LEE COUNTY — An adopted daughter who cashed her dead father’s federal retirement checks up to 14 years after his death was sentenced Tuesday to five years of probation and house arrest.
U.S. District Judge Charlene Honeywell ordered Lisa Kay Maitland, 52, to serve 180 days of house detention and to pay $23,378.90 in restitution to the federal Office of Personnel Management, which pays Civil Service retirement benefits to federal employees.
Maitland, a legal assistant in Lee County for 30 years, pleaded guilty in October to conversion of government funds for embezzling that amount, which was deposited into a joint bank account with her father, Presler Throckmorton, from June 1, 2005, through Feb. 1, 2006.
The Lehigh Acres man died in 1992 at 83, but the last $2,650.22 monthly check was deposited 14 years later. Due to the statute of limitations, Assistant U.S. Attorney Jeffrey Michelland couldn’t prosecute her for the full amount, $167,352.07, sent to that account — or all that the government sent after Throckmorton’s death: $361,616.86.
Defense attorney Terry L. Johnson of Michigan argued that Elizabeth Throckmorton received her husband’s retirement benefits until she became very ill in the late 1990s and a lawyer advised Maitland to open a separate bank account due to Medicare requirements. He said Maitland became her mother’s caregiver, using the money to pay hefty medical bills, ambulance fees and nursing home costs until she died Feb. 17, 2002, after a stroke.
But the judge discounted that defense.
“It’s pretty clear she didn’t use these funds for her mother,” Honeywell said, noting she continued taking money out of the account years after her death. “To me, it smacks more of greed than anything else. ... Perhaps she got used to the money coming in on a monthly basis.”
“I’m troubled by the fact that she worked in the legal community and felt pressed to commit this offense,” the judge said, agreeing Maitland wouldn’t commit another crime, but should serve more than probation.
After a retiree’s death, benefits are transferred to a spouse if the government receives an application. But the maximum benefit is 55 percent and she never applied.
The government never reduced Throckmorton’s benefits because it didn’t learn of his death until his wife died. Surviving children can only receive benefits until age 18 or 22, if a child is a full-time student.
The deposits continued after his death and Maitland opened another account in her and her father’s name in March 2000, using both their signatures.
She faced up to 10 years in prison, a fine and restitution, but had no prior record, not even a ticket. A pre-sentence investigation recommended 12 to 18 months in prison, two to three years of supervised release and a $3,000 to $30,000 fine.

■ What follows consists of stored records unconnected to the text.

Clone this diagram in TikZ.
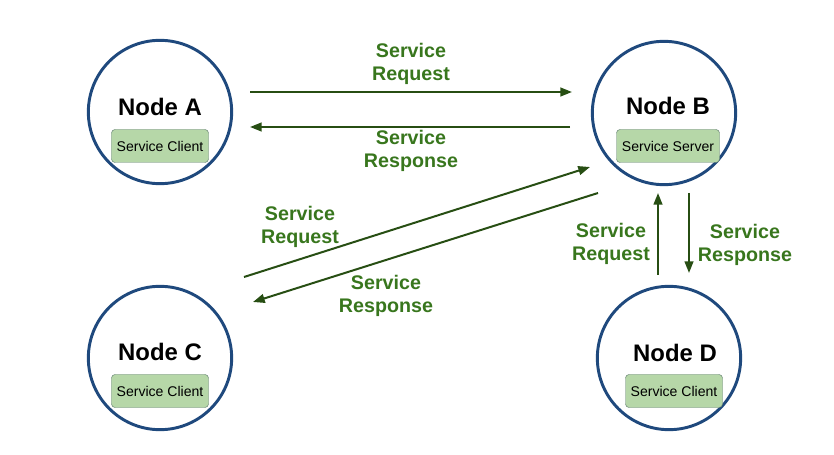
\documentclass[tikz,border=0pt]{standalone}
\usepackage{fontspec}
\setmainfont{Liberation Sans}
\usetikzlibrary{arrows.meta, positioning, calc}
\definecolor{nodeblue}{RGB}{31,73,125}
\definecolor{arrowgreen}{RGB}{39,78,19}
\definecolor{labelgreen}{RGB}{56,118,29}
\definecolor{boxfill}{RGB}{182,215,168}
\definecolor{boxline}{RGB}{96,125,110}
\begin{document}
\begin{tikzpicture}[x=0.03cm, y=-0.03cm,
  rosnode/.style={circle, draw=nodeblue, line width=2.5pt, minimum size=4.3cm, inner sep=0pt},
  title/.style={font=\fontsize{20.4}{24}\selectfont\bfseries},
  role/.style={draw=boxline, fill=boxfill, rounded corners=3pt, minimum width=2.91cm,
    minimum height=0.99cm, inner sep=2pt, font=\fontsize{12}{14}\selectfont},
  msg/.style={text=labelgreen, align=center, font=\fontsize{16.8}{19.6}\selectfont\bfseries},
  link/.style={-{Triangle[length=10pt,width=7.5pt]}, arrowgreen, line width=1.7pt}]
  \useasboundingbox (0,0) rectangle (834,455);
  % nodes
  \node[rosnode] (nA) at (160,112) {};
  \node[rosnode] (nB) at (664,113) {};
  \node[rosnode] (nC) at (160,358) {};
  \node[rosnode] (nD) at (669,358) {};
  \node[title] (tA) at (160,107) {Node A};
  \node[title] (tB) at (668,106) {Node B};
  \node[title] (tC) at (160,352) {Node C};
  \node[title] (tD) at (675,353) {Node D};
  \node[role] (cA) at (160,146) {Service Client};
  \node[role, minimum width=3.09cm] (sB) at (668,146) {Service Server};
  \node[role] (cC) at (160,391) {Service Client};
  \node[role] (cD) at (674,391) {Service Client};
  % arrow ends
  \coordinate (ab1) at (250,92);  \coordinate (ab2) at (572,92);
  \coordinate (ba1) at (570,127); \coordinate (ba2) at (250,127);
  \coordinate (cb1) at (244,277); \coordinate (cb2) at (590,167);
  \coordinate (bc1) at (598,193); \coordinate (bc2) at (253,302);
  \coordinate (db1) at (658,275); \coordinate (db2) at (658,193);
  \coordinate (bd1) at (689,193); \coordinate (bd2) at (689,273);
  \draw[link] (ab1) -- (ab2);
  \draw[link] (ba1) -- (ba2);
  \draw[link] (cb1) -- (cb2);
  \draw[link] (bc1) -- (bc2);
  \draw[link] (db1) -- (db2);
  \draw[link] (bd1) -- (bd2);
  % labels
  \node[msg] (lab) at (411,64) {Service\\Request};
  \node[msg] (lba) at (411,151) {Service\\Response};
  \node[msg] (lcb) at (300,227) {Service\\Request};
  \node[msg] (lbc) at (386,296) {Service\\Response};
  \node[msg] (ldb) at (611,244) {Service\\Request};
  \node[msg] (lbd) at (745,245) {Service\\Response};
\end{tikzpicture}
\end{document}
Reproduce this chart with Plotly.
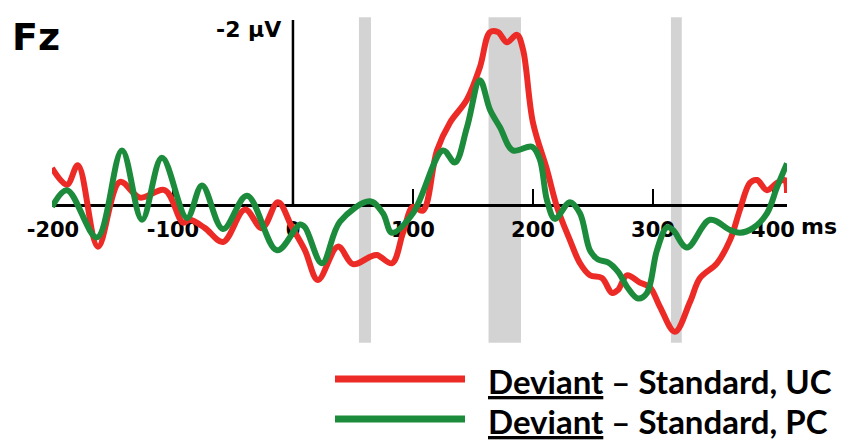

Citing Maitland’s clean record, Johnson sought leniency and argued she couldn’t find records to prove she’d used money for her mother because some nursing homes and services went out of business and she hadn’t kept old records. He contended part of the prosecution should have been against the mother, not Maitland.
“Five years after (the account) was closed, they come forward and say ‘We gotcha,’ “ Johnson said of the 2010 indictment, noting the account was opened 10 years before that.
Although Johnson contended Maitland sent two letters to notify the government of her mother’s death, Michelland said there was no proof. He argued Maitland didn’t write checks out of that account for a reason.
“It’s pretty clear that by taking the money out in cash, it could not be traced,” Michelland said, pointing out nearly $144,000 was cashed after her mother died.
Maitland’s defense was contradicted by what she told an Office of Personnel Management investigator, that her mother didn’t have access to the account, he said, contending probation wasn’t sufficient and jail time, even weekends, was needed as a deterrent.
“With the economy the way it is ... with the federal government having to cut its budget in many ways,” he said, “this is a woman who is contributing to that.”